A importância do ouvir

“Temos hoje famílias contemporâneas, modernas e com múltiplas variações. Esse ‘problema’ não seria um problema desde que as pessoas não fossem tão individualistas, exatamente outra consequência dessa visão que aumenta o ego das pessoas. Tudo começa com eu... Eu não gosto, eu não quero, eu não me submeto, enfim. A capacidade de suportar qualquer contrariedade gera também essa indisponibilidade para ouvir o outro, que é o que preocupa muito. Uma das grandes causas das relações hoje serem tão fáceis de serem desfeitas é exatamente essa dificuldade de ceder e dar espaço para o outro. Por isso temos um alto índice de casamentos, mas também de separações. Claro que as pessoas podem, e devem, refazer sua vida quando não estão felizes, isso inclusive foi uma luta da minha geração, mas o que deixa os educadores preocupados é o fato de que as pessoas não estão dispostas a de fato ouvir o outro com atenção e cuidado que dão a si próprios.”
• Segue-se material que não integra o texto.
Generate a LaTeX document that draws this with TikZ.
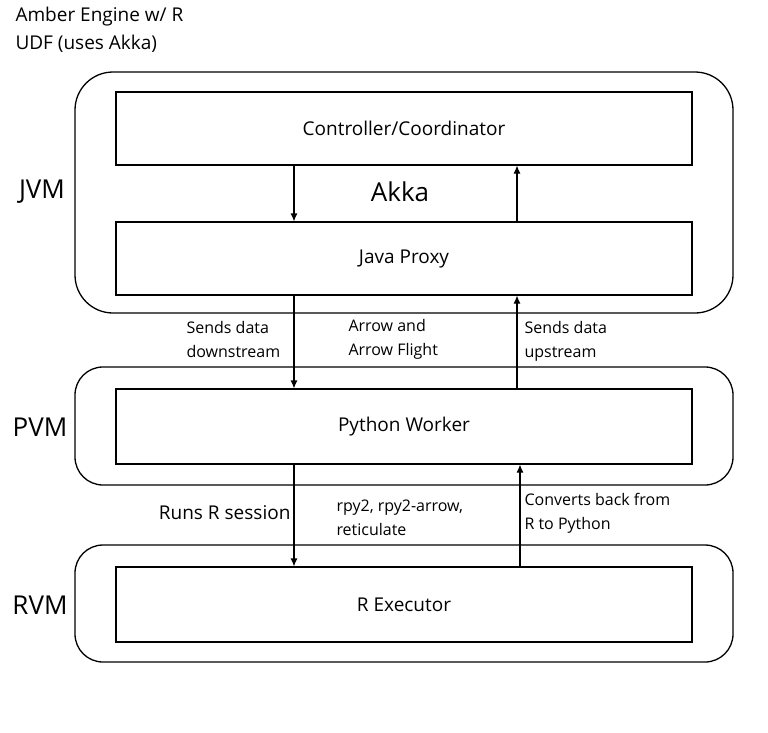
\documentclass[tikz,border=0pt]{standalone}
\usepackage{fontspec}
\setmainfont{Open Sans}
\usetikzlibrary{arrows.meta}
\begin{document}
\begin{tikzpicture}[x=1pt,y=-1pt,
  vm/.style={draw,line width=1.3pt,rounded corners=#1,minimum width=658pt,inner sep=0pt},
  vm/.default={28pt},
  unit/.style={draw,line width=1.1pt,minimum width=576pt,inner sep=0pt,font=\fontsize{19}{22}\selectfont},
  vmlabel/.style={font=\fontsize{26}{30}\selectfont},
  note/.style={align=left,font=\fontsize{16}{24}\selectfont,anchor=west},
  arr/.style={line width=1.1pt,-{Latex[length=8pt,width=7pt]}}]

\useasboundingbox (0,0) rectangle (768,732);

\node[anchor=north west,align=left,font=\fontsize{19}{28}\selectfont] (title) at (12,4) {Amber Engine w/ R\\UDF (uses Akka)};

% virtual machines
\node[vm=38pt,minimum height=241pt] (jvm) at (404,192.5) {};
\node[vm,minimum height=118pt] (pvm) at (404,426) {};
\node[vm,minimum height=117pt] (rvm) at (404,603.5) {};

\node[vmlabel] (jvmlbl) at (42,192) {JVM};
\node[vmlabel] (pvmlbl) at (40,427) {PVM};
\node[vmlabel] (rvmlbl) at (40,605) {RVM};

% units
\node[unit,minimum height=73pt] (ctrl) at (404,128.5) {Controller/Coordinator};
\node[unit,minimum height=73pt] (proxy) at (404,258.5) {Java Proxy};
\node[unit,minimum height=75pt] (worker) at (404,426.5) {Python Worker};
\node[unit,minimum height=75pt] (rexec) at (404,604.5) {R Executor};

\node[vmlabel] (akka) at (400,192) {Akka};

% connectors
\draw[arr] (ctrl.south -| 294,0) -- (proxy.north -| 294,0);
\draw[arr] (proxy.north -| 517,0) -- (ctrl.south -| 517,0);
\draw[arr] (proxy.south -| 294,0) -- (worker.north -| 294,0);
\draw[arr] (worker.north -| 517,0) -- (proxy.south -| 517,0);
\draw[arr] (worker.south -| 294,0) -- (rexec.north -| 294,0);
\draw[arr] (rexec.north -| 520,0) -- (worker.south -| 520,0);

% labels
\node[note] (down) at (183,339) {Sends data\\downstream};
\node[note] (flight) at (345,339) {Arrow and\\Arrow Flight};
\node[note] (up) at (521,341) {Sends data\\upstream};
\node[anchor=east,font=\fontsize{19}{22}\selectfont] (runs) at (294,513) {Runs R session};
\node[note] (rpy) at (333,518) {rpy2, rpy2-arrow,\\reticulate};
\node[note] (conv) at (521,513) {Converts back from\\R to Python};

\end{tikzpicture}
\end{document}
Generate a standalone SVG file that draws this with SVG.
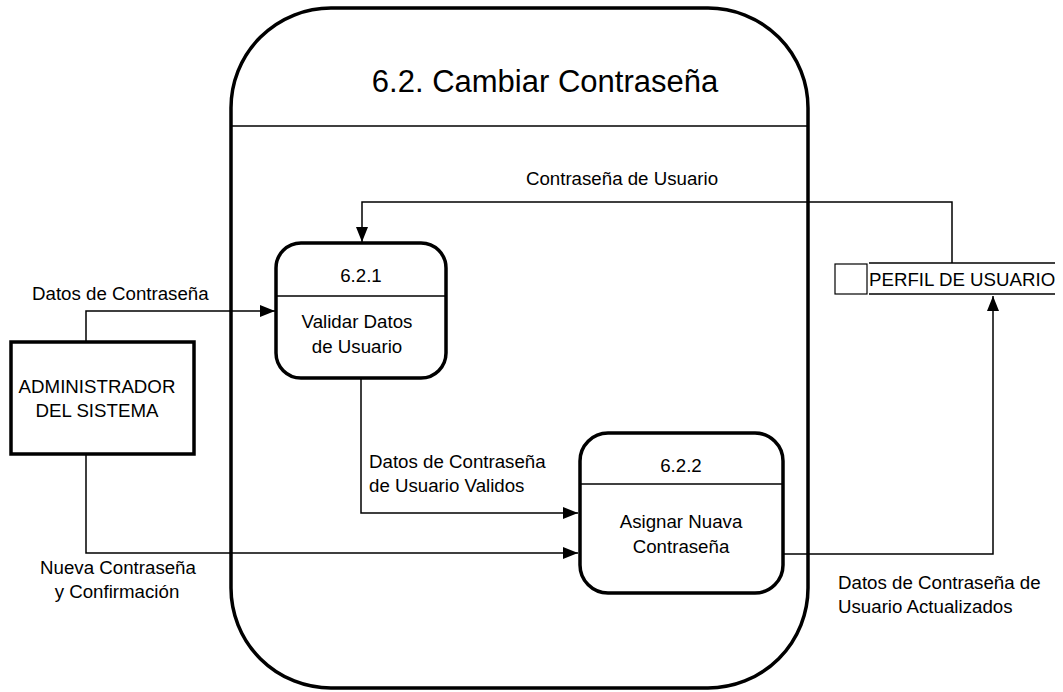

“Uma separação deveria ser normal, principalmente quando envolve filhos, mas muitos pais brigam e a criança acaba com dificuldades. Meu livro mais recente, Filho – Manual de Instruções, traz essa abordagem de como o pai e a mãe, padrasto ou madrasta, convivem com essas novas famílias, que são famílias bem múltiplas e com muitas variações. Independente disso, a base de tudo é você saber ouvir o outro e entender que não só você tem direitos, mas todos. Nesse ponto, voltamos à questão da socialização básica, que não deixa de ser a questão dos limites. Tudo está interligado e uma coisa é consequência da outra.”

Para os pais

“É impossível saber o que acontecerá daqui a alguns anos, mas é importante que os pais entendam que se essas habilidades sociais não forem trabalhadas hoje futuramente vão surgir muitas dificuldades com os filhos. Os pais devem plantar hoje e ter paciência por dois ou três anos. Certamente terão um futuro muito mais tranquilo ao lado dos filhos e também na relação com eles. O grande problema atual é que na medida em que a criança cresce sem limites ela desenvolve problemas, não apenas na relação afetiva com as pessoas, mas também nas suas relações de trabalho e com a sociedade. Porque se você não é capaz de aceitar um não, como vemos muitos jovens hoje, no futuro é fácil acabar caindo na marginalidade, no uso das drogas ou na frustração, quando descobrem que o mundo não é do jeito que eles pensavam ou do jeito que era na casa deles, em que tudo podia.”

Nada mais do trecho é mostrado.